Effect analysis of angular momentum on coaxial multipactor with 1D3V statistical modeling

Abstract

How does the multipactor threshold voltage vary when two semi-infinite parallel plates are bent into coaxial lines? This topic with respect to the geometric effect on multipactor formation is essential for the optimal design of multipactor-free microwave systems. It requires accurate multipactor threshold analysis of the coaxial lines with the consideration of electron angular momentum, which is not considered in most multipactor theoretical approaches for efficient threshold calculations.
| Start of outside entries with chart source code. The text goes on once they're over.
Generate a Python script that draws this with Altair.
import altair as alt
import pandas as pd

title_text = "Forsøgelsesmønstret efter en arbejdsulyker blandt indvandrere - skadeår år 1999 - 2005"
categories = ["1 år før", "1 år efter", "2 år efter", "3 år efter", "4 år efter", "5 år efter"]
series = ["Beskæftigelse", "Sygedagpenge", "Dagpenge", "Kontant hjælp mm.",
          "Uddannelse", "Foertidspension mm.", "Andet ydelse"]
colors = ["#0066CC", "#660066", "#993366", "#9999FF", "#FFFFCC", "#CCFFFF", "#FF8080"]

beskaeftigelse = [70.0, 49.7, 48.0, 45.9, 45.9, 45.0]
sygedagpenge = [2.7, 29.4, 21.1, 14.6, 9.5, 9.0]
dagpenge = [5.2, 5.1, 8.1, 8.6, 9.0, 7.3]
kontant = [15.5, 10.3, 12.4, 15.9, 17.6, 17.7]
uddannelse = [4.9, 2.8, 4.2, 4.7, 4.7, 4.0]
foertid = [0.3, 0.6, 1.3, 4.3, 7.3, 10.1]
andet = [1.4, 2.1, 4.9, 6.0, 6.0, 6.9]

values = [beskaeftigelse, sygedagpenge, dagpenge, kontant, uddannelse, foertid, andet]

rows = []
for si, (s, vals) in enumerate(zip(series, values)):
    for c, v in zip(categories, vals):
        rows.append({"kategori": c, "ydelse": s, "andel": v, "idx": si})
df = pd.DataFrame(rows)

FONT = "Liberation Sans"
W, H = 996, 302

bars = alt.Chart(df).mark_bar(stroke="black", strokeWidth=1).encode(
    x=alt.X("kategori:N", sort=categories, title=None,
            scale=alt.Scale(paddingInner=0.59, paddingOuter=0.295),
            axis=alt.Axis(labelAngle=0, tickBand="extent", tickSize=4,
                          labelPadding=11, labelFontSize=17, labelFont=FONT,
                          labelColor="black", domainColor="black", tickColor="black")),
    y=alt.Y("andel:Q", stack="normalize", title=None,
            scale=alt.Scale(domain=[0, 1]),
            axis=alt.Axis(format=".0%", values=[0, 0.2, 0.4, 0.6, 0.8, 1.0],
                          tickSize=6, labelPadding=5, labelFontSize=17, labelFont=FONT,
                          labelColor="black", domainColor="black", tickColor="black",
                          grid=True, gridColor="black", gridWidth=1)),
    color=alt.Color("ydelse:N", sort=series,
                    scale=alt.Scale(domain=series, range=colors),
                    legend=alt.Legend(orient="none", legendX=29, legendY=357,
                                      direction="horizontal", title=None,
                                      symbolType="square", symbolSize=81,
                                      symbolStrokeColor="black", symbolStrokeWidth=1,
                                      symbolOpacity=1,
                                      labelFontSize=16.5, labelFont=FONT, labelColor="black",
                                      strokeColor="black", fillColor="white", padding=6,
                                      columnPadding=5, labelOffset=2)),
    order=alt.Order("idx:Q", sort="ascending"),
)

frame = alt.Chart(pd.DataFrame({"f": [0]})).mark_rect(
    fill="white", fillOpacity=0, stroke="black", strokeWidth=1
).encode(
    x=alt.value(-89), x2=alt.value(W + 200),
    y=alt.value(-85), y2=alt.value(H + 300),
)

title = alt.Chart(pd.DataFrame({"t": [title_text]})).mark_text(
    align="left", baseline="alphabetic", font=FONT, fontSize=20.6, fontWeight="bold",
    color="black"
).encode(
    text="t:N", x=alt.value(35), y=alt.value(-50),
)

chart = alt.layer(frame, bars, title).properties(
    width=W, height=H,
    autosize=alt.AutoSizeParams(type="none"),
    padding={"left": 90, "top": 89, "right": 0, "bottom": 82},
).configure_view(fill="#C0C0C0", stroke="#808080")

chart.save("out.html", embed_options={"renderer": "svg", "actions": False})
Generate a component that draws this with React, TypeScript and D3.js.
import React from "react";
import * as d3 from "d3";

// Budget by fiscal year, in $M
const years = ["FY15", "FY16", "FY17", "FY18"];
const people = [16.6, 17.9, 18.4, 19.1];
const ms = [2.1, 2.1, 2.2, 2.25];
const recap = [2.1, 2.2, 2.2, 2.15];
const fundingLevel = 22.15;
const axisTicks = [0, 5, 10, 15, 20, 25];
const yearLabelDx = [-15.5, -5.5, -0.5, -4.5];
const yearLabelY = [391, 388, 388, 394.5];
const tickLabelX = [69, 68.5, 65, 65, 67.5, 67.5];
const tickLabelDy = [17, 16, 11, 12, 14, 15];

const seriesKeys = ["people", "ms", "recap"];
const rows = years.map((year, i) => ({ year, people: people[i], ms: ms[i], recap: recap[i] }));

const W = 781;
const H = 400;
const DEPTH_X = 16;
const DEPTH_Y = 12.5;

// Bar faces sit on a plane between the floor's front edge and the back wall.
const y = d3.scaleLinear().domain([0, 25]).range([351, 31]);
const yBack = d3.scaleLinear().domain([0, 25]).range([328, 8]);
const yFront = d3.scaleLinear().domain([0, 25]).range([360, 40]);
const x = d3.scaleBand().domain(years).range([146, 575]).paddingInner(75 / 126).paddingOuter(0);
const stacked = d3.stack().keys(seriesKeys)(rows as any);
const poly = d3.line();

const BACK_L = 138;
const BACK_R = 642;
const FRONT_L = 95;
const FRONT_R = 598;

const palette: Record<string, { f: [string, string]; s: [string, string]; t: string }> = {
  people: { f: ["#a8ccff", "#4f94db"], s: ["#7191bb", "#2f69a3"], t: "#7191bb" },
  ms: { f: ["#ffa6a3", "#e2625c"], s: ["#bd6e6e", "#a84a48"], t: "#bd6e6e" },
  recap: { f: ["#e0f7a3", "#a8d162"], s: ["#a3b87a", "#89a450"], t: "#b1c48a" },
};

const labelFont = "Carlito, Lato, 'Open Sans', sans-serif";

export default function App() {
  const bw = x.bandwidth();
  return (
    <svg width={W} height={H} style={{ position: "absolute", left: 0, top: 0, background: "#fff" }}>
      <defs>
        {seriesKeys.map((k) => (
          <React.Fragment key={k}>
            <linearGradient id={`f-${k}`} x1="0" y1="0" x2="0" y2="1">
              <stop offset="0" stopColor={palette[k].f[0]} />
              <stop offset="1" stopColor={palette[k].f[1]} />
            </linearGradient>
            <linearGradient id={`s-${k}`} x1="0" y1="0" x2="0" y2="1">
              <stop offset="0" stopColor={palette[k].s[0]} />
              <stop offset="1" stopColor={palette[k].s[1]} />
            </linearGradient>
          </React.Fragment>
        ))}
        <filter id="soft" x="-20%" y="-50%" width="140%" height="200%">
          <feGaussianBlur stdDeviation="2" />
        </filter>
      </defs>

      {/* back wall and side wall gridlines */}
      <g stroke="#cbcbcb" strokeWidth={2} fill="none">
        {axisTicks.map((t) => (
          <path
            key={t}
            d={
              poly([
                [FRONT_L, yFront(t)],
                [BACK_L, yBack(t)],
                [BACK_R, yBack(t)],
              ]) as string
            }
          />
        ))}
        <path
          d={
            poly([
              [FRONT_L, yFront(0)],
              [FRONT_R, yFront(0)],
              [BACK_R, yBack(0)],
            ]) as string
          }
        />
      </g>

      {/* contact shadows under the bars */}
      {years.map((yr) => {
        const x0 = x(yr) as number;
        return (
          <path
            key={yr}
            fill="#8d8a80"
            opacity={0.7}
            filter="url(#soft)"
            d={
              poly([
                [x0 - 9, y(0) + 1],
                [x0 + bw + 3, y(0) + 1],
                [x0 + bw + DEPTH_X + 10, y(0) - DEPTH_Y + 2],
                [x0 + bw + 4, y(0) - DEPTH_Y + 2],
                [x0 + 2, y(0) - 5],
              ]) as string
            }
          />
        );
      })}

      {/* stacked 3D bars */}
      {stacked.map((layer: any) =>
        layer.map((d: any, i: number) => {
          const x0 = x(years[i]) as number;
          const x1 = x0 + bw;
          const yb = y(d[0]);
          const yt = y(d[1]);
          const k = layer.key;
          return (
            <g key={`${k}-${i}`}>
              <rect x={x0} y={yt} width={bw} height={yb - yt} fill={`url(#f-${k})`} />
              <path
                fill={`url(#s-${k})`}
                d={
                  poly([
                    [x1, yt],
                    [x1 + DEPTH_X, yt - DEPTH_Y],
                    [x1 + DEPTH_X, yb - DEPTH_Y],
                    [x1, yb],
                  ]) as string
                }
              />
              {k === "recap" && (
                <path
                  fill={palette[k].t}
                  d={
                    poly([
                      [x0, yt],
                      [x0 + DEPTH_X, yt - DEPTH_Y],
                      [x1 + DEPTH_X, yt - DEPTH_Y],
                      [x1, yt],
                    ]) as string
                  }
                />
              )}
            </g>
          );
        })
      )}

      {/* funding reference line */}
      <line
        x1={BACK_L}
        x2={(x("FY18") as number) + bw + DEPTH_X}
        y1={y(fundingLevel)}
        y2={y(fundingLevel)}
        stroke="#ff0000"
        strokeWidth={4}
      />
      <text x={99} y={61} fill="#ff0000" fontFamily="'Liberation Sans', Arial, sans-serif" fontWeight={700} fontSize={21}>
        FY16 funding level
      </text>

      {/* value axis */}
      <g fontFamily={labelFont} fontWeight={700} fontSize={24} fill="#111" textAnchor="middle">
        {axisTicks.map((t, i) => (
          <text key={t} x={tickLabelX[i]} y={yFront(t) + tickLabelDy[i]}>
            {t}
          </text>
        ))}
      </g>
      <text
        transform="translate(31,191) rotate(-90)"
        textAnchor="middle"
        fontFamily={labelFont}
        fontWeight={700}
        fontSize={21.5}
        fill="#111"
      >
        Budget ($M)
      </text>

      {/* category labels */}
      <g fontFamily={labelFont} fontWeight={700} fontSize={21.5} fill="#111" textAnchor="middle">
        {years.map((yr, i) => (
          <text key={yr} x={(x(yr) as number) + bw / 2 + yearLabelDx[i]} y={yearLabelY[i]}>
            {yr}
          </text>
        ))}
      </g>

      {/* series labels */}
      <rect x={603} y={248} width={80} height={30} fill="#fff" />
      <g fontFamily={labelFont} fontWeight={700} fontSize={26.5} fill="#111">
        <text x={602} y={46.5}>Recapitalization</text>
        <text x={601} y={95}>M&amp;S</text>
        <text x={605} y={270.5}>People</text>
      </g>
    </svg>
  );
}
To address this effect from the perspective of multipactor threshold analysis, this work presents an improved implementation of the multipactor statistical modeling (1D3V modeling) by constructing the joint probability density function with angular emissions and impacts of secondary electrons included. On that basis, a multipactor susceptibility chart of coaxial lines is conducted and compared with the experimental results, and multipactor threshold voltage for varying ratios of outer to inner conductor radii (radius ratio) is calculated to quantitatively investigate the effect of electron angular momentum. The results indicate that the 1D3V modeling can achieve fairly good agreement with the experimental result and relatively better accuracy of threshold calculation at first multipactor orders with comparison to the 1D1V result which only regards the radial momentum. With different variations of the threshold voltage from the 1D1V result, the 1D3V result reaches its minimum at a specific radius ratio before the sudden rise, and the discrepancy becomes more significant for the high-order multipactor, revealing the indispensable effect of angular momentum on the coaxial multipactor. The intricacies of the mechanism analysis will be further explored in the paper.